Obama took to the White House podium in a briefing Thursday morning to provide some details on the operations three months prior, details of which he has ordered declassified. U.S. officials confirmed in the aftermath of the strikes that aid workers Warren Weinstein, a 73-year-old American from Rockville, Maryland, and Giovanni Lo Porto, an Italian, had been accidentally killed in one strike.

“On behalf of the U.S. government, we offer our deepest apologies to the families,” Obama said. Some aspects of the operation have to remain secret, he said, adding that “the U.S. is a democracy, committed to openness, in good times and in bad.”

“It is a cruel and bitter truth that in the fog of war, generally, and in our fight against terrorists, specifically, mistakes and sometimes deadly mistakes can occur,” Obama said. A willingness to confront mistakes and to learn “sets us apart.”

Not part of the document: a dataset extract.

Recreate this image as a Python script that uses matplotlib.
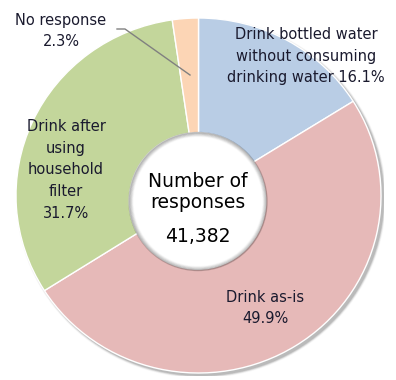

The president provided no further details on how the strike was conducted – either by a manned airplane or a drone – or whether it was carried out by military personnel or an agency like the CIA. Spending the entirety of the briefing discussing the deaths of the two hostages, Obama also did not provide any further details on the killing of Americans Ahmed Farouq, supposedly an al-Qaida leader killed in the same strike as the hostages, or Adam Gadahn, reportedly an al-Qaida spokesman killed in a separate strike.

The U.S. conducts counterterrorism strikes based on protocols called “near certainties,” White House spokesman Josh Earnest said at a press briefing later on Thursday. These include situations in which officials are highly certain that targets are at the site of a strike, and that there won’t be collateral damage. Earnest said the hostages’ deaths may lead to a change in these protocols.

Warren Weinstein, who died in a January 2015 counterterrorism strike.

AP

The Long War Journal, which tracks strikes in extremist hot spots like Pakistan and Yemen, reported April 12 about a drone strike in Pakistan that killed a person named “Ustad Ahmad Farooq” on Jan. 5, following previous erroneous reports of his death. Farouq belonged to an affiliate of the extremist group called al-Qaida in the Indian Subcontinent, or AQIS, which was founded last September.

The attack that killed Farouq and the hostages was likely a drone strike given the shroud of secrecy that has surrounded it, Bill Roggio, editor at the Journal, tells U.S. News. Previous attempts to send ground troops in for such counterterrorism missions were made public shortly after they took place.

Questions still remain regarding why al-Qaida and its affiliate chose to remain quiet about the deadly strikes in the months since they occurred, Roggio says. Extremists have previously acknowledged some leaders’ deaths and have attempted to capitalize on U.S. strikes that kill civilians, either by broadcasting the outcome as a propaganda coup or using the evidence of such an attack as a bargaining chip against the U.S. government to, for example, release prisoners.

The Pentagon would not offer any further details on the strikes, either. The Air Force largely oversees U.S. drone missions in Afghanistan, a declared war zone, while the CIA is believed to conduct drone strikes in Pakistan.

The Defense Department has been working with other agencies to declassify details of the missions Obama announced Thursday, spokesman Army Col. Steve Warren said.

Obama said Thursday that these strikes comported with the legal authorization used by the U.S. to target al-Qaida operatives and their affiliates abroad.

The U.S. did not know that Weinstein – a U.S. Agency for International Development contractor who was captured in Pakistan in 2011 – and Lo Porto – an aid worker for German organization Welthungerhilfe who was captured in 2012 – were at the site of the strike that killed them, which U.S. intelligence had surveilled for “hundreds of hours,” the president said.

The two American al-Qaida operatives killed in the strikes “were al-Qaida leaders plotting against America as they held hostages,” House Foreign Affairs Committee Chairman Ed Royce, R-Calif., said in a statement.

“Adam Gadahn was a U.S. citizen, raised in California with every possible opportunity and freedom,” Royce said. “And in the end, he spent years trying to destroy our freedoms and encouraging others with hate-filled speech after betraying our country.”

“It was proper that the administration released this information to the American people and acknowledged that their deaths were a mistake,” he said. “As our intelligence and military communities continue to search for our enemies and their innocent hostages, we will be faced with the challenge of making the right call time and time again.”